REPUBLIKA.CO.ID, JAKARTA -- Direktur Utama PT Timah Tbk (TINS) Ahmad Dani Virsal mengatakan bahwa penurunan harga timah karena oversupply atau kelebihan pasokan di pasar dunia mengakibatkan pendapatan negara dari sektor timah anjlok sekitar 33 persen. Salah satu negara dengan produksi timah yang meningkat adalah di Malaysia. Kelebihan pasokan tersebut, ucap dia, mengakibatkan harga jual timah di pasar dunia menurun.
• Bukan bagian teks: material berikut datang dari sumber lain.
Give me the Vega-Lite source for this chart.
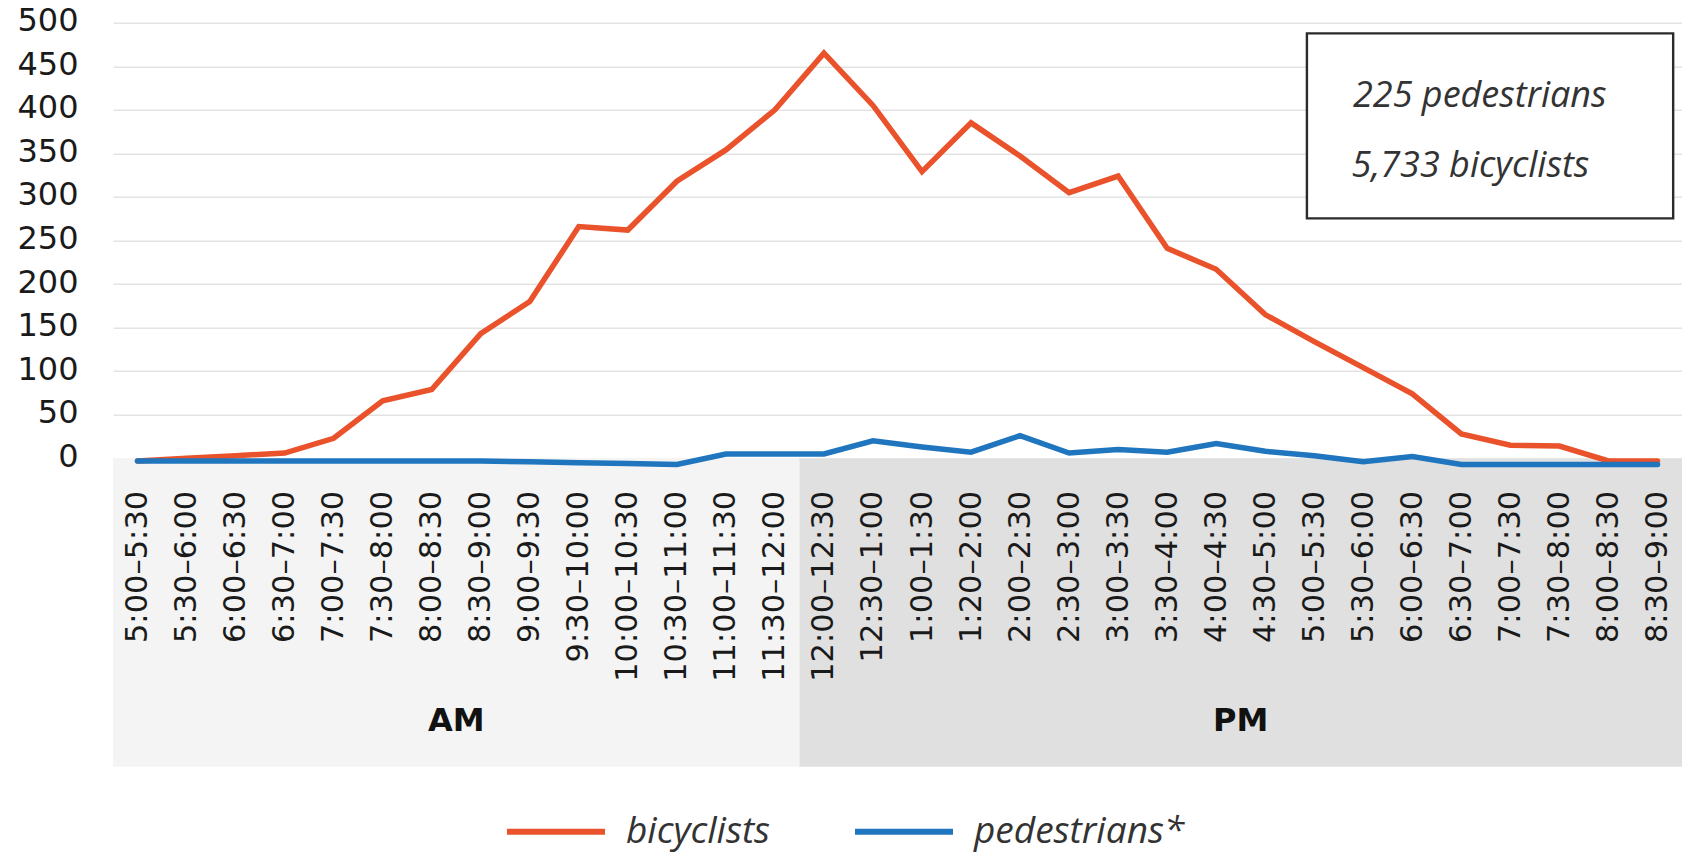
{
  "$schema": "https://vega.github.io/schema/vega-lite/v6.json",
  "width": 1569,
  "height": 435.6,
  "autosize": {"type": "none"},
  "padding": {"left": 113, "top": 22.7, "right": 0, "bottom": 395.7},
  "background": "white",
  "config": {
    "view": {"stroke": null},
    "axisY": {
      "grid": true, "gridColor": "#e3e3e3", "gridWidth": 1.5,
      "domain": false, "ticks": false, "tickCount": 10,
      "labelFont": "DejaVu Sans", "labelFontSize": 32, "labelColor": "#1a1a1a",
      "labelPadding": 35, "labelOffset": -2, "title": null
    },
    "axisX": {
      "grid": false, "domain": false, "ticks": false, "zindex": 2,
      "labelAngle": -90, "labelFont": "DejaVu Sans", "labelFontSize": 30.5,
      "labelColor": "#1a1a1a", "labelPadding": 32, "labelOverlap": false,
      "labelLimit": 400, "title": null
    },
    "legend": {
      "orient": "none", "legendX": 391, "legendY": 757,
      "direction": "horizontal", "symbolType": "stroke",
      "symbolSize": 9604, "symbolStrokeWidth": 6,
      "labelFont": "Open Sans", "labelFontStyle": "italic", "labelFontSize": 37,
      "labelColor": "#333333", "labelOffset": 18, "labelLimit": 400,
      "columnPadding": 72, "title": null
    }
  },
  "datasets": {
    "periods": [
      {"period": "AM", "start": 0, "end": 14, "mid": 7},
      {"period": "PM", "start": 14, "end": 32, "mid": 23}
    ],
    "box": [
      {"x0": 24.35, "x1": 31.82, "top": 487.8, "bottom": 275.4}
    ],
    "notes": [
      {"note": "225 pedestrians", "pos": 25.29, "value": 402.8},
      {"note": "5,733 bicyclists", "pos": 25.26, "value": 323.2}
    ],
    "counts": [
      {"slot": "5:00–5:30 AM", "series": "bicyclists", "count": -3},
      {"slot": "5:30–6:00 AM", "series": "bicyclists", "count": 0},
      {"slot": "6:00–6:30 AM", "series": "bicyclists", "count": 3},
      {"slot": "6:30–7:00 AM", "series": "bicyclists", "count": 6},
      {"slot": "7:00–7:30 AM", "series": "bicyclists", "count": 23},
      {"slot": "7:30–8:00 AM", "series": "bicyclists", "count": 66},
      {"slot": "8:00–8:30 AM", "series": "bicyclists", "count": 79},
      {"slot": "8:30–9:00 AM", "series": "bicyclists", "count": 143},
      {"slot": "9:00–9:30 AM", "series": "bicyclists", "count": 180},
      {"slot": "9:30–10:00 AM", "series": "bicyclists", "count": 266},
      {"slot": "10:00–10:30 AM", "series": "bicyclists", "count": 262},
      {"slot": "10:30–11:00 AM", "series": "bicyclists", "count": 318},
      {"slot": "11:00–11:30 AM", "series": "bicyclists", "count": 354},
      {"slot": "11:30–12:00 AM", "series": "bicyclists", "count": 400},
      {"slot": "12:00–12:30 PM", "series": "bicyclists", "count": 465},
      {"slot": "12:30–1:00 PM", "series": "bicyclists", "count": 405},
      {"slot": "1:00–1:30 PM", "series": "bicyclists", "count": 329},
      {"slot": "1:20–2:00 PM", "series": "bicyclists", "count": 385},
      {"slot": "2:00–2:30 PM", "series": "bicyclists", "count": 347},
      {"slot": "2:30–3:00 PM", "series": "bicyclists", "count": 305},
      {"slot": "3:00–3:30 PM", "series": "bicyclists", "count": 324},
      {"slot": "3:30–4:00 PM", "series": "bicyclists", "count": 241},
      {"slot": "4:00–4:30 PM", "series": "bicyclists", "count": 217},
      {"slot": "4:30–5:00 PM", "series": "bicyclists", "count": 165},
      {"slot": "5:00–5:30 PM", "series": "bicyclists", "count": 134},
      {"slot": "5:30–6:00 PM", "series": "bicyclists", "count": 104},
      {"slot": "6:00–6:30 PM", "series": "bicyclists", "count": 74},
      {"slot": "6:30–7:00 PM", "series": "bicyclists", "count": 28},
      {"slot": "7:00–7:30 PM", "series": "bicyclists", "count": 15},
      {"slot": "7:30–8:00 PM", "series": "bicyclists", "count": 14},
      {"slot": "8:00–8:30 PM", "series": "bicyclists", "count": -3},
      {"slot": "8:30–9:00 PM", "series": "bicyclists", "count": -3},
      {"slot": "5:00–5:30 AM", "series": "pedestrians*", "count": -3},
      {"slot": "5:30–6:00 AM", "series": "pedestrians*", "count": -3},
      {"slot": "6:00–6:30 AM", "series": "pedestrians*", "count": -3},
      {"slot": "6:30–7:00 AM", "series": "pedestrians*", "count": -3},
      {"slot": "7:00–7:30 AM", "series": "pedestrians*", "count": -3},
      {"slot": "7:30–8:00 AM", "series": "pedestrians*", "count": -3},
      {"slot": "8:00–8:30 AM", "series": "pedestrians*", "count": -3},
      {"slot": "8:30–9:00 AM", "series": "pedestrians*", "count": -3},
      {"slot": "9:00–9:30 AM", "series": "pedestrians*", "count": -4},
      {"slot": "9:30–10:00 AM", "series": "pedestrians*", "count": -5},
      {"slot": "10:00–10:30 AM", "series": "pedestrians*", "count": -6},
      {"slot": "10:30–11:00 AM", "series": "pedestrians*", "count": -7},
      {"slot": "11:00–11:30 AM", "series": "pedestrians*", "count": 5},
      {"slot": "11:30–12:00 AM", "series": "pedestrians*", "count": 5},
      {"slot": "12:00–12:30 PM", "series": "pedestrians*", "count": 5},
      {"slot": "12:30–1:00 PM", "series": "pedestrians*", "count": 20},
      {"slot": "1:00–1:30 PM", "series": "pedestrians*", "count": 13},
      {"slot": "1:20–2:00 PM", "series": "pedestrians*", "count": 7},
      {"slot": "2:00–2:30 PM", "series": "pedestrians*", "count": 26},
      {"slot": "2:30–3:00 PM", "series": "pedestrians*", "count": 6},
      {"slot": "3:00–3:30 PM", "series": "pedestrians*", "count": 10},
      {"slot": "3:30–4:00 PM", "series": "pedestrians*", "count": 7},
      {"slot": "4:00–4:30 PM", "series": "pedestrians*", "count": 17},
      {"slot": "4:30–5:00 PM", "series": "pedestrians*", "count": 8},
      {"slot": "5:00–5:30 PM", "series": "pedestrians*", "count": 3},
      {"slot": "5:30–6:00 PM", "series": "pedestrians*", "count": -4},
      {"slot": "6:00–6:30 PM", "series": "pedestrians*", "count": 2},
      {"slot": "6:30–7:00 PM", "series": "pedestrians*", "count": -7},
      {"slot": "7:00–7:30 PM", "series": "pedestrians*", "count": -7},
      {"slot": "7:30–8:00 PM", "series": "pedestrians*", "count": -7},
      {"slot": "8:00–8:30 PM", "series": "pedestrians*", "count": -7},
      {"slot": "8:30–9:00 PM", "series": "pedestrians*", "count": -7}
    ]
  },
  "layer": [
    {
      "data": {"name": "periods"},
      "mark": {"type": "rect"},
      "encoding": {
        "x": {"field": "start", "type": "quantitative", "scale": {"domain": [0, 32], "nice": false, "zero": false}, "axis": null},
        "x2": {"field": "end"},
        "y": {"datum": 0, "type": "quantitative", "scale": {"domain": [0, 500], "nice": false, "zero": false}},
        "y2": {"datum": -354},
        "fill": {"field": "period", "type": "nominal", "scale": {"domain": ["AM", "PM"], "range": ["#f4f4f4", "#e0e0e0"]}, "legend": null}
      }
    },
    {
      "data": {"name": "counts"},
      "mark": {"type": "line", "strokeWidth": 5.5, "strokeCap": "round", "strokeJoin": "miter"},
      "encoding": {
        "x": {
          "field": "slot", "type": "nominal", "sort": null,
          "scale": {"type": "point", "padding": 0.5},
          "axis": {"labelExpr": "split(datum.label, ' ')[0]", "zindex": 2}
        },
        "y": {"field": "count", "type": "quantitative", "title": null, "scale": {"domain": [0, 500], "nice": false, "zero": false}},
        "color": {
          "field": "series", "type": "nominal",
          "scale": {"domain": ["bicyclists", "pedestrians*"], "range": ["#E9522A", "#1F75BE"]}
        }
      }
    },
    {
      "data": {"name": "box"},
      "mark": {"type": "rect", "fill": "white", "stroke": "#2b2b2b", "strokeWidth": 2.4},
      "encoding": {
        "x": {"field": "x0", "type": "quantitative", "scale": {"domain": [0, 32], "nice": false, "zero": false}, "axis": null},
        "x2": {"field": "x1"},
        "y": {"field": "top", "type": "quantitative", "title": null, "scale": {"domain": [0, 500], "nice": false, "zero": false}},
        "y2": {"field": "bottom"}
      }
    },
    {
      "data": {"name": "notes"},
      "mark": {"type": "text", "align": "left", "baseline": "alphabetic", "font": "Open Sans", "fontStyle": "italic", "fontSize": 36, "color": "#333333"},
      "encoding": {
        "x": {"field": "pos", "type": "quantitative", "scale": {"domain": [0, 32], "nice": false, "zero": false}, "axis": null},
        "y": {"field": "value", "type": "quantitative", "title": null, "scale": {"domain": [0, 500], "nice": false, "zero": false}},
        "text": {"field": "note"}
      }
    },
    {
      "data": {"name": "periods"},
      "mark": {"type": "text", "align": "center", "baseline": "middle", "font": "DejaVu Sans", "fontWeight": "bold", "fontSize": 32, "color": "#111111"},
      "encoding": {
        "x": {"field": "mid", "type": "quantitative", "scale": {"domain": [0, 32], "nice": false, "zero": false}, "axis": null},
        "y": {"datum": -301.5, "type": "quantitative", "scale": {"domain": [0, 500], "nice": false, "zero": false}},
        "text": {"field": "period"}
      }
    }
  ],
  "resolve": {"scale": {"x": "independent"}}
}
“Produksi menurun, ditambah parah lagi harga jual timah juga menurun, sehingga pendapatan itu jomplang, jauh sekali. Harga jual menurun itu karena di pasar dunia itu oversupply,” ujar Ahmad Dani dalam Rapat Dengar Pendapat dengan Komisi VI DPR RI, di Senayan, Jakarta, Selasa (2/4/2024).
Selain harga jual timah di pasar dunia yang menurun, Dani juga mengatakan bahwa produksi bijih timah di Indonesia pada 2023 sebesar 14.855 ton, turun sebesar 26 persen apabila dibandingkan dengan 2022 sebesar 20.079 ton.
Akumulasi hal-hal tersebut mengakibatkan pendapatan negara yang sebelumnya Rp 12,5 triliun pada 2022, turun menjadi Rp 8,392 triliun pada 2023.
“Jadi, pendapatan turun 33 persen,” kata Dani.
Kinerja keuangan dari sisi EBITDA (earning before interest, taxes, depreciation, and amortization) atau pendapatan sebelum bunga, pajak, depresiasi, dan amortisasi, juga menunjukkan penurunan yang lebih signifikan.
Pada 2022, Dani memaparkan bahwa EBITDA PT Timah sebesar Rp 2,371 triliun, dan menurun sebesar 71 persen pada 2023 menjadi Rp 684 miliar.
“Beban peak-nya tetap, peak cost-nya tetap, tetapi pendapatan kita jauh menurun, karena produksinya juga menurun,” ucap dia.
Lebih lanjut, Dani memaparkan bahwa dari segi nilai aset dan ekuitas juga mengalami penurunan dari tahun sebelumnya. Pada 2023, aset PT Timah senilai Rp 12,85 triliun, turun sebesar 1,6 persen apabila dibandingkan aset pada 2022, yakni senilai Rp 13,067 triliun.
Sedangkan, untuk ekuitas, dari yang sebelumnya sebesar Rp 7,042 triliun pada 2022, menjadi Rp 6,242 triliun pada 2023.
“Sementara, interest bearing debt (utang yang menghasilkan bunga) sekitar Rp 3,5 triliun, naik (26 persen). Karena ini mengalami kesulitan cash flow, jadi kami memperbesar pinjaman,” kata Dani.